Gross argued that the gravest mistake CEOs can make is to lead with the tech. "People are so fascinated by the technology, that it's so easy to use that you start using it, then you say I need to change this and I need to change that," he said. That impulse, he said, can invert the right approach: firms should define the business objective first and then determine how the technology enables it.
The practical implications, according to Gross, are concentrated in areas that rely on knowledge work and heavy data processing. In the near term, much of AI's impact will come from automating such tasks and prompting companies to rethink how they deploy talent rather than simply adding headcount.
"It has tremendous productivity potential," Gross said. He emphasized that the reflexive response to growth - hiring more people - should no longer be automatic. "The default answer when faced with growth is not always now to add people; it is to actually think the process and where technology and people can be deployed in an intertwined way to really drive the value."
That intertwined deployment, however, confronts a clear bottleneck: a shortage of people who can translate raw AI capabilities into operational change. Gross said this scarcity of talent is emerging as a key constraint on adoption, limiting companies' ability to convert technical capability into business results.
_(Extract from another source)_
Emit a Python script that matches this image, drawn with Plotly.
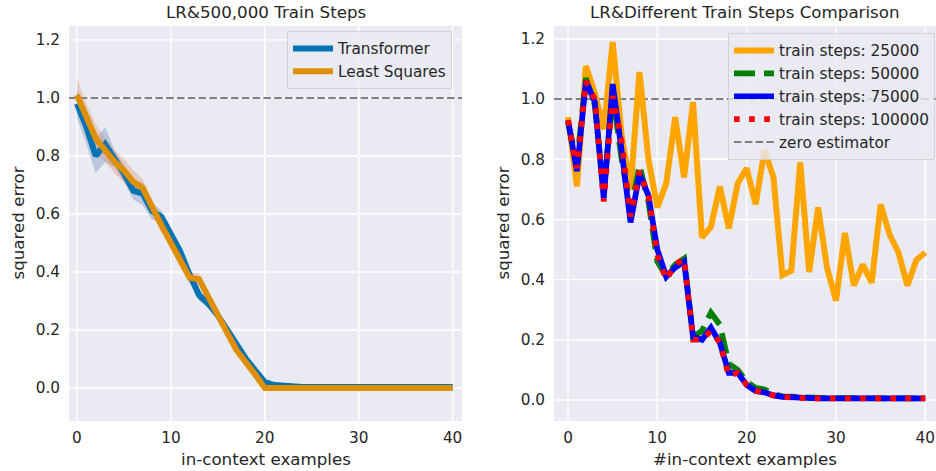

Private equity and private capital firms, Gross said, are increasingly positioned to help address that execution gap by pairing investment with operational expertise. "They have an important seat at the table and can drive transformative change," he said, pointing to the role these firms can play beyond merely supplying capital.
Gross also discussed structural shifts in private markets. He noted a broadening trend in which individual investors seek access to long-term assets that were traditionally reserved for institutional investors. While that expansion increases investor reach, it also introduces new risks, "particularly around expectations for liquidity," he said.
"There's an assumption that liquidity will always be available - but what does liquidity really mean?" Gross asked, signaling concern that retail access to illiquid, long-term assets may come with mismatched expectations.
Turning to public markets, Gross said IPO markets have become less reliable amid elevated volatility, which has made public listings harder to time and less attractive for some issuers. As a consequence, sovereign wealth funds and pension funds are taking on a larger role as steady providers of capital and liquidity.
On transaction activity, Gross described deal flow in the first half of the year as "solid," but he added a note of caution that geopolitical events could disrupt the outlook going forward.
- Takeaway: Start AI initiatives from business objectives, not the technology; rethink talent allocation and leverage private capital for execution.
- Market impact: Private markets, pension funds, and sovereign wealth funds are playing larger roles as IPOs become less dependable.